At a startup, you're not "the frontend developer." You're the frontend developer, the DevOps person, the occasional DBA, and the one who answers support tickets on weekends. There's nobody else.

This sounds terrible on paper. In practice, it compresses years of learning into months. You touch every part of the stack because nobody's going to do it for you. I learned more about infrastructure in my first six months at a startup than in two years at a larger company — because our site went down at 2 AM and I was the only one awake.

A Wellfound survey found that startup employees report wearing 3-4 different hats simultaneously. That's not a feature request — that's the default operating mode.

The tradeoff: you learn breadth, not depth. You know a little about everything and a lot about nothing. You can spin up a Kubernetes cluster, but you might not understand the networking layer underneath it.

Corporates Teach You Things You Can't Learn Anywhere Else

Big companies get mocked for bureaucracy, and fair enough — some of it is genuinely absurd. But operating at scale teaches you skills that startups simply can't.

Code review culture. Incident response processes. Design documents that actually get read by 20 people before implementation. How to navigate a codebase with 10 million lines of code that 500 people contribute to. How to make a database migration on a table with 2 billion rows without taking down production.

These aren't things you can learn from a tutorial. They require real systems with real stakes and real users.

I worked on a system at a large company that processed 40,000 requests per second. The discipline required to change anything in that environment — the testing, the gradual rollouts, the monitoring — shaped how I think about reliability permanently. A startup with 100 users can't teach you that.
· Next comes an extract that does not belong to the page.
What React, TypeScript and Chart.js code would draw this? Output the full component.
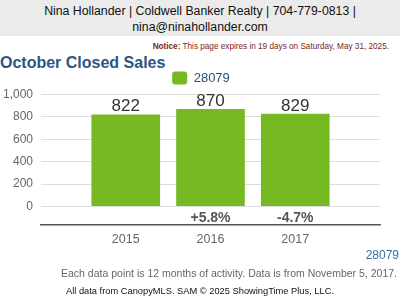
import React, { useEffect, useRef } from "react";
import { Chart, registerables } from "chart.js";

Chart.register(...registerables);

const years = ["", "2015", "2016", "2017", ""];
const closedSales = [null, 822, 870, 829, null];
const pctLabels = ["", "", "+5.8%", "-4.7%", ""];
const seriesName = "28079";
const yTicks = [0, 200, 400, 600, 800, 1000];

const FONT = "'Liberation Sans', Arial, sans-serif";

export default function App() {
  const ref = useRef<HTMLCanvasElement | null>(null);

  useEffect(() => {
    document.body.style.margin = "0";
    const canvas = ref.current;
    if (!canvas) return;

    const labelsPlugin = {
      id: "barLabels",
      afterLayout(chart: any) {
        if (chart.legend) {
          chart.legend.left += 11;
          chart.legend.right += 11;
        }
      },
      afterDatasetsDraw(chart: any) {
        const ctx = chart.ctx;
        const meta = chart.getDatasetMeta(0);
        const yScale = chart.scales.y;
        const zeroY = yScale.getPixelForValue(0);
        const bottom = chart.chartArea.bottom;
        ctx.save();
        ctx.textAlign = "center";
        meta.data.forEach((bar: any, i: number) => {
          const v = closedSales[i];
          if (v == null) return;
          ctx.font = `17px ${FONT}`;
          ctx.fillStyle = "#333333";
          ctx.textBaseline = "alphabetic";
          ctx.fillText(String(v), bar.x, bar.y - 3);
          const p = pctLabels[i];
          if (p) {
            ctx.font = `bold 14px ${FONT}`;
            ctx.fillStyle = "#555555";
            ctx.textBaseline = "middle";
            ctx.fillText(p, bar.x, (zeroY + bottom) / 2 + 2.5);
          }
        });
        ctx.restore();
      },
    };

    const chart = new Chart(canvas, {
      type: "bar",
      data: {
        labels: years,
        datasets: [
          {
            label: seriesName,
            data: closedSales,
            backgroundColor: "#77b922",
            borderWidth: 0,
            barPercentage: 0.81,
            categoryPercentage: 1,
          },
        ],
      },
      options: {
        animation: false,
        responsive: false,
        maintainAspectRatio: false,
        layout: { padding: { left: 0, right: 20, top: 0, bottom: 0 } },
        plugins: {
          legend: {
            display: true,
            labels: {
              boxWidth: 15,
              boxHeight: 13,
              color: "#2b4f7c",
              font: { family: FONT, size: 13 },
              padding: 3.5,
              useBorderRadius: true,
              borderRadius: 3,
            },
          },
          tooltip: { enabled: false },
        },
        scales: {
          x: {
            type: "category",
            offset: false,
            grid: { display: false, drawTicks: false },
            border: { display: true, color: "#555555", width: 1.5 },
            ticks: {
              color: "#666666",
              font: { family: FONT, size: 12.5 },
              padding: 7,
              autoSkip: false,
              maxRotation: 0,
            },
          },
          y: {
            min: -165,
            max: 1000,
            afterBuildTicks(scale: any) {
              scale.ticks = yTicks.map((v) => ({ value: v }));
            },
            afterFit(scale: any) {
              scale.width = 41;
            },
            grid: { color: "#dddddd", drawTicks: false },
            border: { display: false },
            ticks: {
              color: "#666666",
              font: { family: FONT, size: 12 },
              padding: 8,
              callback: (v: any) => Number(v).toLocaleString("en-US"),
            },
          },
        },
      },
      plugins: [labelsPlugin],
    });
    return () => chart.destroy();
  }, []);

  return (
    <div style={{ position: "relative", width: 400, height: 300, fontFamily: FONT, overflow: "hidden", background: "#fff" }}>
      <div
        style={{
          position: "absolute",
          left: 0,
          top: 0,
          width: 400,
          height: 36,
          background: "#ebebeb",
          color: "#111",
          fontSize: 12.3,
          lineHeight: "16px",
          textAlign: "center",
          paddingTop: 3,
          boxSizing: "border-box",
        }}
      >
        Nina Hollander | Coldwell Banker Realty | 704-779-0813 |<br />
        nina@ninahollander.com
      </div>
      <div style={{ position: "absolute", right: 11, top: 42, fontSize: 8.2, color: "#7a1e1e", whiteSpace: "nowrap" }}>
        <b>Notice:</b> This page expires in 19 days on Saturday, May 31, 2025.
      </div>
      <div style={{ position: "absolute", left: 0, top: 54, fontSize: 16, fontWeight: "bold", color: "#2c5684", whiteSpace: "nowrap" }}>
        October Closed Sales
      </div>
      <canvas ref={ref} width={400} height={186} style={{ position: "absolute", left: 0, top: 67.5, width: 400, height: 186 }} />
      <div style={{ position: "absolute", right: 1, top: 248, fontSize: 12, color: "#3b6ea8" }}>28079</div>
      <div style={{ position: "absolute", right: 3, top: 267, fontSize: 10.5, color: "#666", whiteSpace: "nowrap" }}>
        Each data point is 12 months of activity. Data is from November 5, 2017.
      </div>
      <div style={{ position: "absolute", left: 0, width: 400, textAlign: "center", top: 286, fontSize: 9.3, color: "#111", whiteSpace: "nowrap" }}>
        All data from CanopyMLS. SAM © 2025 ShowingTime Plus, LLC.
      </div>
    </div>
  );
}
The Hidden Costs Nobody Mentions

Startup hidden costs: Equity is probably worthless. Roughly 90% of startups fail. The "we're a family" culture often means "we expect you to work 60-hour weeks without complaining." Burnout is endemic. And when the company goes under, your two years of experience on a product nobody's heard of can be a hard sell in interviews.

Corporate hidden costs: Career progression is political. Your promotion might depend more on your manager's influence than your actual output. Context-switching across meetings can eat 60% of your week. And the psychological toll of working on something that moves slowly — shipping a feature that takes a quarter when you know a startup would do it in a week — is real.

The Speed vs Rigour Tradeoff

Startups optimize for speed. Move fast, ship it, fix it later. This is intoxicating when it works and catastrophic when it doesn't. I've seen startups ship features with zero tests because "we'll add them later" (they didn't) and startups that moved so fast they built themselves into architectural corners that took months to escape.

Corporates optimize for rigour. Process, documentation, review cycles. This prevents a lot of mistakes — but it also prevents a lot of progress. The best corporate teams find the sweet spot: enough process to avoid disasters, not so much that shipping a button color change requires a committee.

The best engineers I know have experience with both speeds. They can move fast when it's warranted and slow down when the stakes demand it. That judgment only comes from living in both worlds.

My Actual Advice

Early career (0-3 years): Start at a startup if you can stomach the risk. The breadth of experience and speed of learning is unmatched. You'll figure out what you like and what you're good at faster than any corporate rotation program.

Mid career (3-7 years): Spend time at a larger company. Learn how systems work at scale. Pick up the engineering discipline that separates senior engineers from everyone else. The patterns you absorb — observability, incident management, system design — will serve you for decades.

Senior (7+ years): Go wherever the problem is interesting. At this point you know how to learn in any environment. The company size matters less than the team, the challenge, and whether you're still growing.

The worst career advice is treating this like a permanent identity. "I'm a startup person" or "I'm a corporate person" limits you. The engineers who have the most options — and frankly, the most interesting careers — are the ones who've done both and can operate in either mode.

Don't pick a tribe. Pick what you need to learn next.